Germany will ban the use of the weedkiller glyphosate – the subject of billion-dollar U.S lawsuits over claims it causes cancer – from the end of 2023 and limit its use before then, the Environment Ministry said on Wednesday, Reuters reported.

BERLIN (Reuters) – Germany will ban the use of the weedkiller glyphosate – the subject of billion-dollar U.S lawsuits over claims it causes cancer – from the end of 2023 and limit its use before then, the Environment Ministry said on Wednesday.

Germany’s move comes after Austria’s lower house of parliament in July passed a bill banning all uses of glyphosate and after some 20 French mayors last month banned it from their municipalities, defying the government.

Bayer disagreed with Germany’s decision, saying: “Such a ban would ignore the overwhelming scientific assessments of competent authorities around the world that have determined for more than 40 years that glyphosate can be used safely.”

Glyphosate is cleared for use in the European Union until December 2022. Glyphosate-based herbicides are the most commonly applied weed control products in the world.

The German government said it would systematically reduce the use of herbicides containing glyphosate from 2020.

It said there would be a substantial reduction in the quantity of herbicides containing glyphosate being sprayed – due to bans on use in private homes and gardens plus public areas as well as a ban on use before harvests and considerable restrictions on use before sowing and after harvests.

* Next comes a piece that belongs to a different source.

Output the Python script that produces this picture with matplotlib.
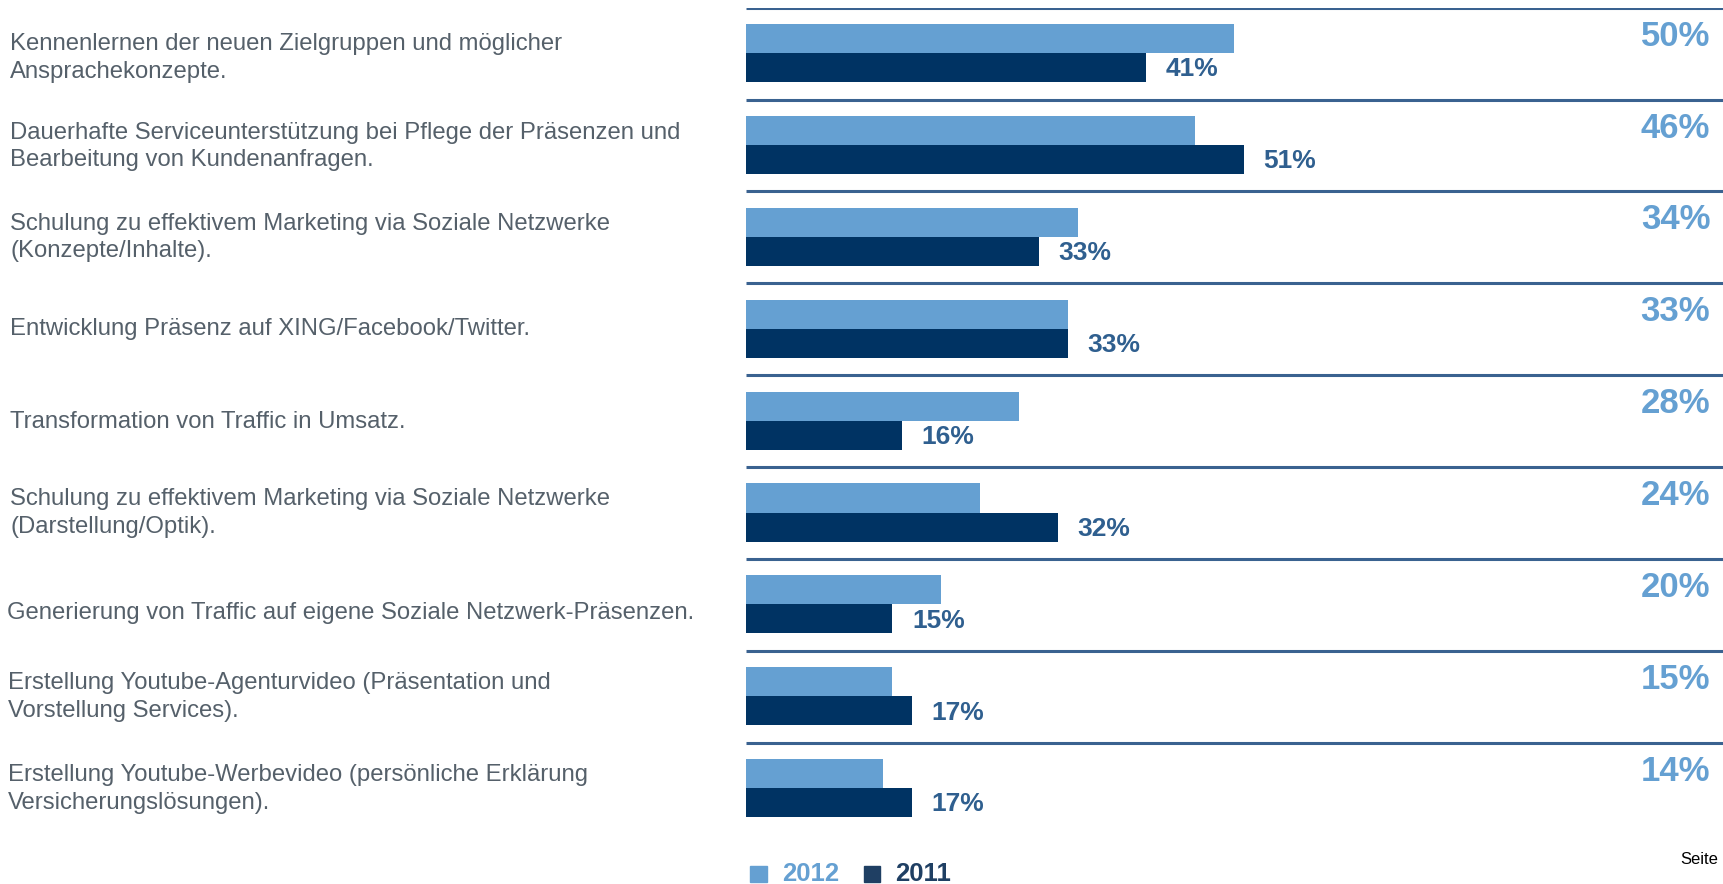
import matplotlib.pyplot as plt
from matplotlib.patches import Rectangle
from matplotlib.transforms import blended_transform_factory

categories = [
    "Kennenlernen der neuen Zielgruppen und möglicher\nAnsprachekonzepte.",
    "Dauerhafte Serviceunterstützung bei Pflege der Präsenzen und\nBearbeitung von Kundenanfragen.",
    "Schulung zu effektivem Marketing via Soziale Netzwerke\n(Konzepte/Inhalte).",
    "Entwicklung Präsenz auf XING/Facebook/Twitter.",
    "Transformation von Traffic in Umsatz.",
    "Schulung zu effektivem Marketing via Soziale Netzwerke\n(Darstellung/Optik).",
    "Generierung von Traffic auf eigene Soziale Netzwerk-Präsenzen.",
    "Erstellung Youtube-Agenturvideo (Präsentation und\nVorstellung Services).",
    "Erstellung Youtube-Werbevideo (persönliche Erklärung\nVersicherungslösungen).",
]
values_2012 = [50, 46, 34, 33, 28, 24, 20, 15, 14]
values_2011 = [41, 51, 30, 33, 16, 32, 15, 17, 17]
labels_2012 = ["50%", "46%", "34%", "33%", "28%", "24%", "20%", "15%", "14%"]
labels_2011 = ["41%", "51%", "33%", "33%", "16%", "32%", "15%", "17%", "17%"]

LIGHT = "#65a0d2"
DARK = "#003363"
LINE = "#3a6290"
DARK_TXT = "#2f5f8f"
GREY = "#55606a"

W, H = 1723, 884
plt.rcParams["font.family"] = ["Liberation Sans", "DejaVu Sans"]

fig = plt.figure(figsize=(W / 100, H / 100), dpi=100)
ax = fig.add_axes([746 / W, 1 - 834.8 / H, 977 / W, 827.1 / H])
xmax = 977 / 9.76
ax.set_xlim(0, xmax)
ax.set_ylim(len(categories), 0)
ax.axis("off")

rows = list(range(len(categories)))
bh = 0.316
ax.barh([r + 0.335 for r in rows], values_2012, height=bh, color=LIGHT)
ax.barh([r + 0.651 for r in rows], values_2011, height=bh, color=DARK)
ax.hlines(rows, 0, xmax, color=LINE, lw=2.2)

# small per-row nudges of the left labels (layout only)
label_dy = [0.05, 0.01, 0, 0, 0.01, 0, 0.09, 0, 0]
label_dx = [0, 0, 0, 0, 0, 0, -3, -2, -2]

trans = blended_transform_factory(fig.transFigure, ax.transData)
for r in rows:
    ax.text(98.8, r + 0.31, labels_2012[r], ha="right", va="center",
            fontsize=25, fontweight="bold", color=LIGHT)
    ax.text(values_2011[r] + 2.0, r + 0.67, labels_2011[r], ha="left",
            va="center", fontsize=19, fontweight="bold", color=DARK_TXT)
    ax.text((10 + label_dx[r]) / W, r + 0.5 + label_dy[r], categories[r],
            transform=trans, ha="left", va="center", fontsize=17.2,
            color=GREY, linespacing=1.33)

# legend
fig.add_artist(Rectangle((750 / W, 1 - 882 / H), 17 / W, 16 / H,
                         transform=fig.transFigure, color=LIGHT))
fig.text(782 / W, 1 - 874 / H, "2012", fontsize=18.5, fontweight="bold",
         color=LIGHT, va="center")
fig.add_artist(Rectangle((864 / W, 1 - 882 / H), 16 / W, 16 / H,
                         transform=fig.transFigure, color="#1f3f63"))
fig.text(895 / W, 1 - 874 / H, "2011", fontsize=18.5, fontweight="bold",
         color="#1f3f63", va="center")

fig.text(1680 / W, 1 - 859 / H, "Seite", fontsize=12, color="black",
         va="center")

fig.savefig("out.png", dpi=100)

Glyphosate was developed by Monsanto under the brand Roundup. It is now off-patent and marketed worldwide by dozens of other chemical groups including Dow Agrosciences and Germany’s BASF.

Concerns about its safety emerged when a World Health Organization agency concluded in 2015 that it probably causes cancer.

Bayer, which acquired Monsanto last year, says studies and regulators have deemed glyphosate and Roundup safe for human use. The company faces lawsuits over claims the product causes non-Hodgkin’s lymphoma.